More importantly, Daredevil eschews the wishy-washy aesthetic of Spiderman and that stupid X-pic in favor of the serious dirt and grime of Burton’s Batman. The directing may be terrible, the script (by the director — is this guy good at anything?) may be terrible, but stealing Burton’s shtick guarantees the whole thing a pleasingly morose atmosphere. Which brings me to my favorite three-word criticism from moviefone.com: “Charm- and humor-free.” (Variety).
To this I say: Yes, yes, a thousand times yes! In a movie of this sort, humor is the enemy. Humor is Jar Jar Binks. Humor is Legolas “skateboarding” down a staircase. Humor will destroy your little comic-book flick.
I laughed at precisely one line in Daredevil. Any more than that would have been too many.
Getting back to the geek/non-geek dichotomy, Daredevil deftly balances its concessions to each crowd. For real Daredevil comic aficionados, there are cameos by Stan Lee and Kevin Smith (the Clerks guy, who wrote eight compelling issues of the comic back in 1999), and a thousand tiny nods to the character’s creators. Bit players in the film carry the names “Romita,” “Miller,” “Mack” and “Quesada,” after the writers and artists that have worked hardest to give Daredevil life. Again, I am not an expert on this stuff — the in-jokes I caught must constitute a small fraction of those tossed in. Impressive.
On the other side of the continuum, Daredevil offers special effects, Jennifer Garner in painted-on costumes and Michael Clarke Duncan taking evil puffs on enormous cigars. Not to mention constant attention to its satisfying themes: justice and vengeance, fear and hope.

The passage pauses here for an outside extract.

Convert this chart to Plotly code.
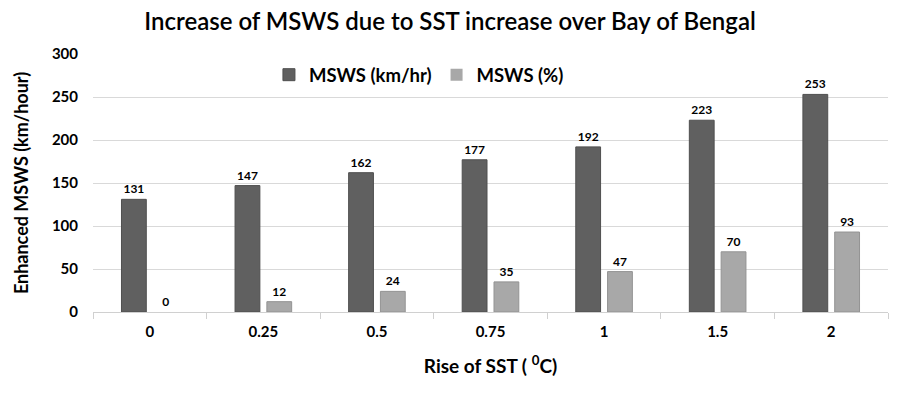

Unfortunately, Daredevil also offers a fair amount of mainstream rock music. And this is the one major area about which I feel compelled to complain. Because, damn it, rock music sucks nowadays. For every quality single put out by the Strokes, there are 36 despicable aggro-rock hits by bands called PiszPuddel, or some such. When I score a touchdown in the latest version of John Madden Football, the game’s hip, market-savvy A.I. rewards me with a rendition of “Suk It Up,” by hitmakers Hed(pe). Hed(pe)! Not good.
I guess it’s hard to blame Fox Studios for resorting to aggro — that sort of drivel sells these days, and a hit soundtrack can help to recoup losses from a big-budget flop. My question: Why couldn’t the clever thieves in charge of Daredevil pick the right pocket on this one, too? Burton got Prince for his movie, and “Batdance” was a terrific song. For The Crow, another moody comic-book meditation on vengeance, Buena Vista enlisted the services of Violent Femmes, Nine Inch Nails and The Cure.
Why, after having done so many other things right, did the studio suits get lazy about the music, picking ten clones of that jerk who sang the Spiderman song, and cramming them into Daredevil?
More to the point: Is this any way to treat a hero with super-sensitive ears?